Linux – SIGINFO on GNU Linux (Arch Linux) missing

glibclinuxsignals

I am developing an application and I would like it to print some runtime stats to the console on demand. kill and signals came to my mind immediately.

Reading through Unix signals on Wiki, SIGINFO seems like the way to go because:

  • It is intended for these purposes
  • Does not terminate the process if the signal handler is not implemented (contrary to SIGUSRx – see here)

However, by inspecting the output of kill -l, it seems my server does not have this signal implemented.

My questions are:

  1. Why is SIGINFO missing on my system? Is it absent on all GNU Linux systems?
  2. Is there an easy (i.e. no kernel/glibc recompilation) way to enable this signal? If none, what would be the hard way?
  3. What alternative signal could I use for my purposes that would not cause any side-effects if not handled by the target process? (I already assume none since I could not find any other suitable signal on the glibc's manual)

Linux metainfo:

Linux whatever 3.18.2-2-ARCH #1 SMP PREEMPT Fri Jan 9 07:37:51 CET 2015 x86_64 GNU/Linux

Update: I am still looking for more information as to why this signal is conditionally excluded from other systems than BSD (see comments below).
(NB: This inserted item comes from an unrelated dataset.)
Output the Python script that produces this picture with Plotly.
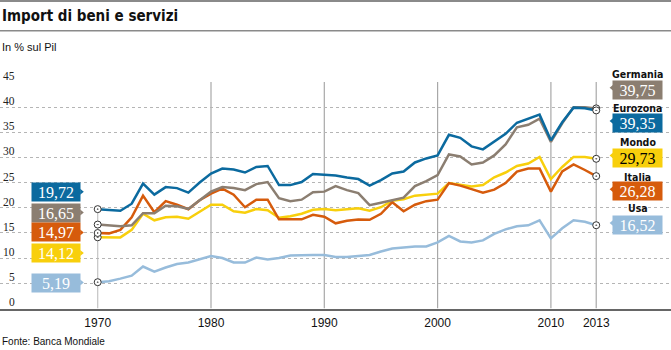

The signal seems to be quite useful for many purposes so it is hard for me to believe it is just a matter of whim – so what's the real showstopper for this signal to be available on Linux?

Best Answer

There was talk (back in the linux 0.x-1.x days) of adding this (because it was useful on BSD systems) but if I recall correctly there were reasons it was harder to do right on Linux than BSD at the time.

Note that what you're asking about is only a small part of the feature (namely, you're talking about an stty info entry for control-T causing the kernel to deliver SIGINFO to the tty's process group) - that part is "easy" - but having the kernel report information about the process status when it doesn't handle the signal (because at the time very few things had any support for that, the feature was mainly about "is this process spinning or hung" and "what process is it anyway") is harder - ISTR there even being security/trust issues about displaying that information accurately, and whether it should be associated with the Secure Attention Key path. That said, there might be some value in the "easy" version that only sends the signal...

(From personal memory; a quick web search doesn't turn up anything obvious but I think one would have to dig into really old archives to find the discussion.)